__EXERCISE GOAL__: Transcribe the material below exactly as it appears.

__SUPPLIED RECORDS__:
########################################
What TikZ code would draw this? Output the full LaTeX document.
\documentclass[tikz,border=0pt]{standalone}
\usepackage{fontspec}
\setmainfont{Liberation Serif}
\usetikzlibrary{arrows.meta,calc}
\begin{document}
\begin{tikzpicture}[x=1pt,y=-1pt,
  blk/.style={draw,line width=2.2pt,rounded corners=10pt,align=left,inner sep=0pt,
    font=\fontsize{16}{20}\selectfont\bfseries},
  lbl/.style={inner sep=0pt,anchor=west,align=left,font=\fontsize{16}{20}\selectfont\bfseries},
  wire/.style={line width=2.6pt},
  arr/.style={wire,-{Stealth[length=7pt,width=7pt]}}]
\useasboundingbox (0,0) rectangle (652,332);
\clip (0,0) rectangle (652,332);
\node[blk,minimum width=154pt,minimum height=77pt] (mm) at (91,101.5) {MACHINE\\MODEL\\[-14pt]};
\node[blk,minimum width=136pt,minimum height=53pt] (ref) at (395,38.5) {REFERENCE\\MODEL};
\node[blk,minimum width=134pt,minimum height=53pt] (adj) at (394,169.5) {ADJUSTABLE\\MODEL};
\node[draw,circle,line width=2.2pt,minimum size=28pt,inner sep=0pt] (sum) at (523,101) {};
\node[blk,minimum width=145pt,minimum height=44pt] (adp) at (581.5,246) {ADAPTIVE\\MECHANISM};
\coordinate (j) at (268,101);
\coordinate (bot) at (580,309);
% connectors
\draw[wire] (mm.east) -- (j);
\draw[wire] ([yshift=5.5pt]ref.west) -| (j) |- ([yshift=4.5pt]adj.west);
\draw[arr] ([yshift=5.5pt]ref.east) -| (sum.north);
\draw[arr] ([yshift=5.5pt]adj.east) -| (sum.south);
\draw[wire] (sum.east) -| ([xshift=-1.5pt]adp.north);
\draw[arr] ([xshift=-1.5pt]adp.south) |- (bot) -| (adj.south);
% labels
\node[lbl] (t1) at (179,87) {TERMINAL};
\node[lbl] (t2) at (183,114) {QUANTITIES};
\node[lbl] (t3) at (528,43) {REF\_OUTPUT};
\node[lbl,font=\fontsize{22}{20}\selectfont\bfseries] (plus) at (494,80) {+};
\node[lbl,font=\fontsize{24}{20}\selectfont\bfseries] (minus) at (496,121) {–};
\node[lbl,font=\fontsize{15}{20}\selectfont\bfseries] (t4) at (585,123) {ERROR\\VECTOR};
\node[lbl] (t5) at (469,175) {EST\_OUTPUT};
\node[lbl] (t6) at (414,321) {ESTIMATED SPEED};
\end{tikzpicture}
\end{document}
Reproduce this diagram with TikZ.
########################################
__RESPONSE TO THE TASK__:
What TikZ code would draw this? Output the full LaTeX document.
\documentclass[tikz,border=0pt]{standalone}
\usepackage{fontspec}
\setmainfont{Liberation Serif}
\usetikzlibrary{arrows.meta,calc}
\begin{document}
\begin{tikzpicture}[x=1pt,y=-1pt,
  blk/.style={draw,line width=2.2pt,rounded corners=10pt,align=left,inner sep=0pt,
    font=\fontsize{16}{20}\selectfont\bfseries},
  lbl/.style={inner sep=0pt,anchor=west,align=left,font=\fontsize{16}{20}\selectfont\bfseries},
  wire/.style={line width=2.6pt},
  arr/.style={wire,-{Stealth[length=7pt,width=7pt]}}]
\useasboundingbox (0,0) rectangle (652,332);
\clip (0,0) rectangle (652,332);
\node[blk,minimum width=154pt,minimum height=77pt] (mm) at (91,101.5) {MACHINE\\MODEL\\[-14pt]};
\node[blk,minimum width=136pt,minimum height=53pt] (ref) at (395,38.5) {REFERENCE\\MODEL};
\node[blk,minimum width=134pt,minimum height=53pt] (adj) at (394,169.5) {ADJUSTABLE\\MODEL};
\node[draw,circle,line width=2.2pt,minimum size=28pt,inner sep=0pt] (sum) at (523,101) {};
\node[blk,minimum width=145pt,minimum height=44pt] (adp) at (581.5,246) {ADAPTIVE\\MECHANISM};
\coordinate (j) at (268,101);
\coordinate (bot) at (580,309);
% connectors
\draw[wire] (mm.east) -- (j);
\draw[wire] ([yshift=5.5pt]ref.west) -| (j) |- ([yshift=4.5pt]adj.west);
\draw[arr] ([yshift=5.5pt]ref.east) -| (sum.north);
\draw[arr] ([yshift=5.5pt]adj.east) -| (sum.south);
\draw[wire] (sum.east) -| ([xshift=-1.5pt]adp.north);
\draw[arr] ([xshift=-1.5pt]adp.south) |- (bot) -| (adj.south);
% labels
\node[lbl] (t1) at (179,87) {TERMINAL};
\node[lbl] (t2) at (183,114) {QUANTITIES};
\node[lbl] (t3) at (528,43) {REF\_OUTPUT};
\node[lbl,font=\fontsize{22}{20}\selectfont\bfseries] (plus) at (494,80) {+};
\node[lbl,font=\fontsize{24}{20}\selectfont\bfseries] (minus) at (496,121) {–};
\node[lbl,font=\fontsize{15}{20}\selectfont\bfseries] (t4) at (585,123) {ERROR\\VECTOR};
\node[lbl] (t5) at (469,175) {EST\_OUTPUT};
\node[lbl] (t6) at (414,321) {ESTIMATED SPEED};
\end{tikzpicture}
\end{document}
Reproduce this diagram with TikZ.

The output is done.